- [What is being asked] Give an exact transcription of every line, dropping the images.

--- Source material ---

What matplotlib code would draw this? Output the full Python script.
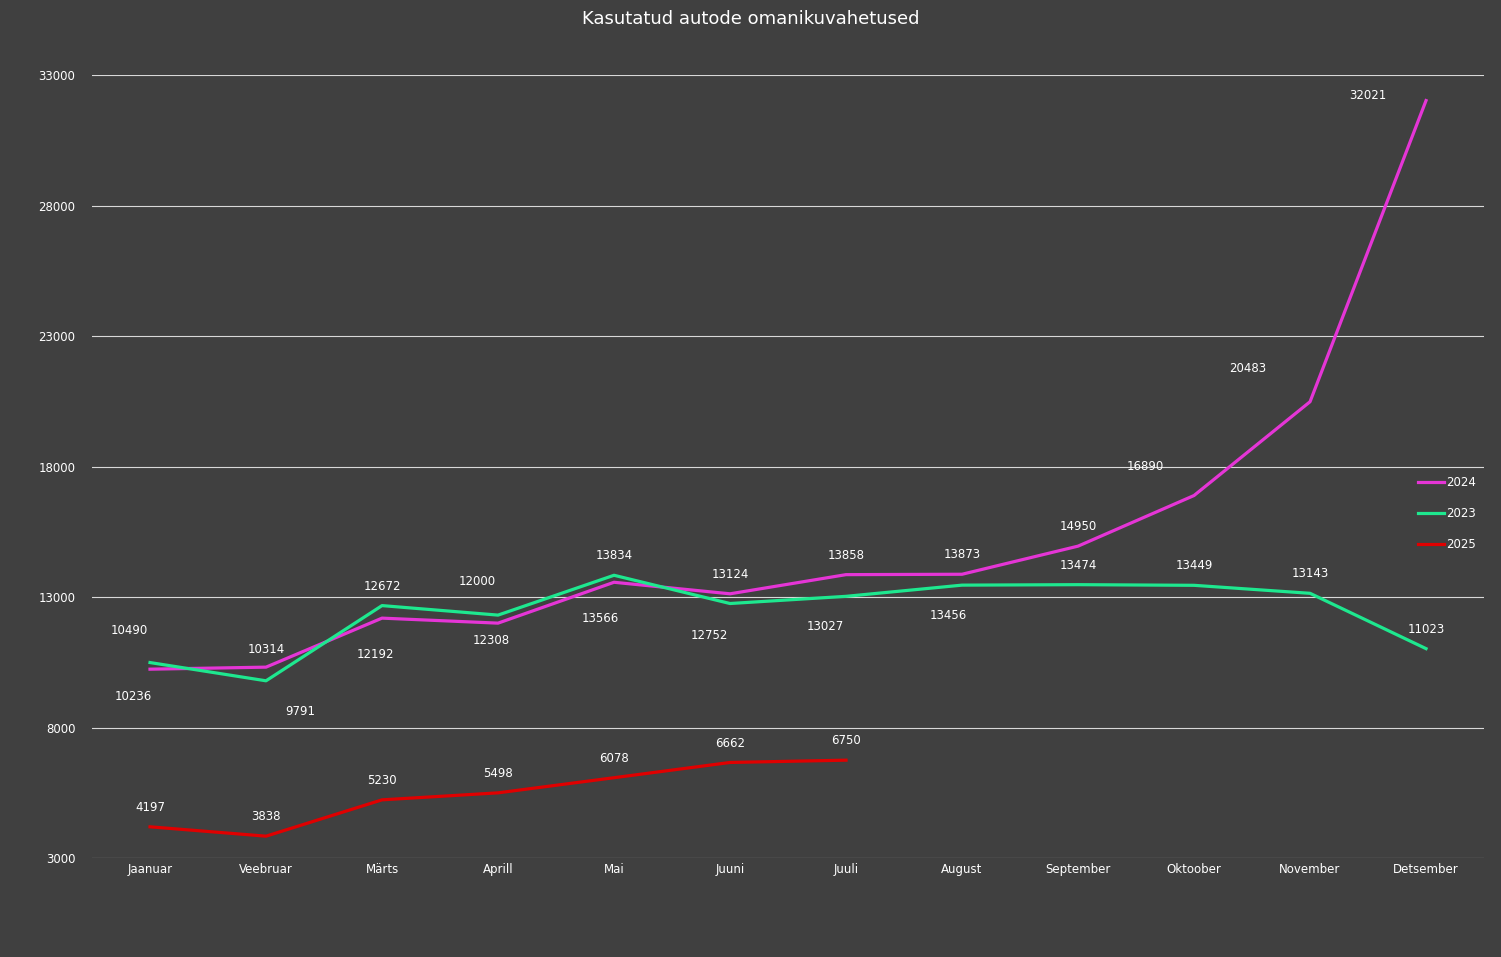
import matplotlib.pyplot as plt

months = ["Jaanuar", "Veebruar", "Märts", "Aprill", "Mai", "Juuni", "Juuli",
          "August", "September", "Oktoober", "November", "Detsember"]
y2024 = [10236, 10314, 12192, 12000, 13566, 13124, 13858, 13873, 14950, 16890, 20483, 32021]
y2023 = [10490, 9791, 12672, 12308, 13834, 12752, 13027, 13456, 13474, 13449, 13143, 11023]
y2025 = [4197, 3838, 5230, 5498, 6078, 6662, 6750]
yticks = [3000, 8000, 13000, 18000, 23000, 28000, 33000]

# label offsets in points (dx, dy)
off2024 = [(-12, -20), (0, 13), (-5, -26), (-15, 30), (-10, -26), (0, 14), (0, 14),
           (0, 14), (0, 14), (-35, 21), (-45, 24), (-42, 4)]
off2023 = [(-15, 23), (25, -22), (0, 14), (-5, -18), (0, 14), (-15, -23), (-15, -22),
           (-10, -22), (0, 14), (0, 14), (0, 14), (0, 14)]
off2025 = [(0, 14)] * 7

BG = "#404040"
fig = plt.figure(figsize=(15.01, 9.57), dpi=100, facecolor=BG)
ax = fig.add_axes([0.0613, 0.1034, 0.9274, 0.8182], facecolor=BG)

series = [("2024", y2024, "#e535d6", off2024),
          ("2023", y2023, "#1ee88f", off2023),
          ("2025", y2025, "#e00000", off2025)]
for name, ys, col, offs in series:
    xs = range(len(ys))
    ax.plot(xs, ys, color=col, lw=2.3, label=name, zorder=3)
    for x, y, (dx, dy) in zip(xs, ys, offs):
        ax.annotate(str(y), (x, y), xytext=(dx, dy), textcoords="offset points",
                    ha="center", va="center", color="white", fontsize=8.5)

ax.set_xlim(-0.5, 11.5)
ax.set_ylim(3000, 33000)
ax.set_yticks(yticks)
ax.set_xticks(range(12))
ax.set_xticklabels(months)
ax.tick_params(colors="white", labelsize=8.5, length=0)
ax.tick_params(axis="y", pad=12)
ax.grid(axis="y", color="#d9d9d9", lw=0.8)
ax.set_axisbelow(True)
for s in ax.spines.values():
    s.set_visible(False)

ax.legend(loc="center left", bbox_to_anchor=(0.945, 0.44), frameon=False,
          labelcolor="white", fontsize=8.5, handlelength=2.2, labelspacing=1.5,
          handletextpad=0.2)
fig.text(0.5, 0.98, "Kasutatud autode omanikuvahetused", ha="center", va="center",
         color="white", fontsize=13)

fig.savefig("out.png", dpi=100, facecolor=BG)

---

- [Task answer]
What matplotlib code would draw this? Output the full Python script.
import matplotlib.pyplot as plt

months = ["Jaanuar", "Veebruar", "Märts", "Aprill", "Mai", "Juuni", "Juuli",
          "August", "September", "Oktoober", "November", "Detsember"]
y2024 = [10236, 10314, 12192, 12000, 13566, 13124, 13858, 13873, 14950, 16890, 20483, 32021]
y2023 = [10490, 9791, 12672, 12308, 13834, 12752, 13027, 13456, 13474, 13449, 13143, 11023]
y2025 = [4197, 3838, 5230, 5498, 6078, 6662, 6750]
yticks = [3000, 8000, 13000, 18000, 23000, 28000, 33000]

# label offsets in points (dx, dy)
off2024 = [(-12, -20), (0, 13), (-5, -26), (-15, 30), (-10, -26), (0, 14), (0, 14),
           (0, 14), (0, 14), (-35, 21), (-45, 24), (-42, 4)]
off2023 = [(-15, 23), (25, -22), (0, 14), (-5, -18), (0, 14), (-15, -23), (-15, -22),
           (-10, -22), (0, 14), (0, 14), (0, 14), (0, 14)]
off2025 = [(0, 14)] * 7

BG = "#404040"
fig = plt.figure(figsize=(15.01, 9.57), dpi=100, facecolor=BG)
ax = fig.add_axes([0.0613, 0.1034, 0.9274, 0.8182], facecolor=BG)

series = [("2024", y2024, "#e535d6", off2024),
          ("2023", y2023, "#1ee88f", off2023),
          ("2025", y2025, "#e00000", off2025)]
for name, ys, col, offs in series:
    xs = range(len(ys))
    ax.plot(xs, ys, color=col, lw=2.3, label=name, zorder=3)
    for x, y, (dx, dy) in zip(xs, ys, offs):
        ax.annotate(str(y), (x, y), xytext=(dx, dy), textcoords="offset points",
                    ha="center", va="center", color="white", fontsize=8.5)

ax.set_xlim(-0.5, 11.5)
ax.set_ylim(3000, 33000)
ax.set_yticks(yticks)
ax.set_xticks(range(12))
ax.set_xticklabels(months)
ax.tick_params(colors="white", labelsize=8.5, length=0)
ax.tick_params(axis="y", pad=12)
ax.grid(axis="y", color="#d9d9d9", lw=0.8)
ax.set_axisbelow(True)
for s in ax.spines.values():
    s.set_visible(False)

ax.legend(loc="center left", bbox_to_anchor=(0.945, 0.44), frameon=False,
          labelcolor="white", fontsize=8.5, handlelength=2.2, labelspacing=1.5,
          handletextpad=0.2)
fig.text(0.5, 0.98, "Kasutatud autode omanikuvahetused", ha="center", va="center",
         color="white", fontsize=13)

fig.savefig("out.png", dpi=100, facecolor=BG)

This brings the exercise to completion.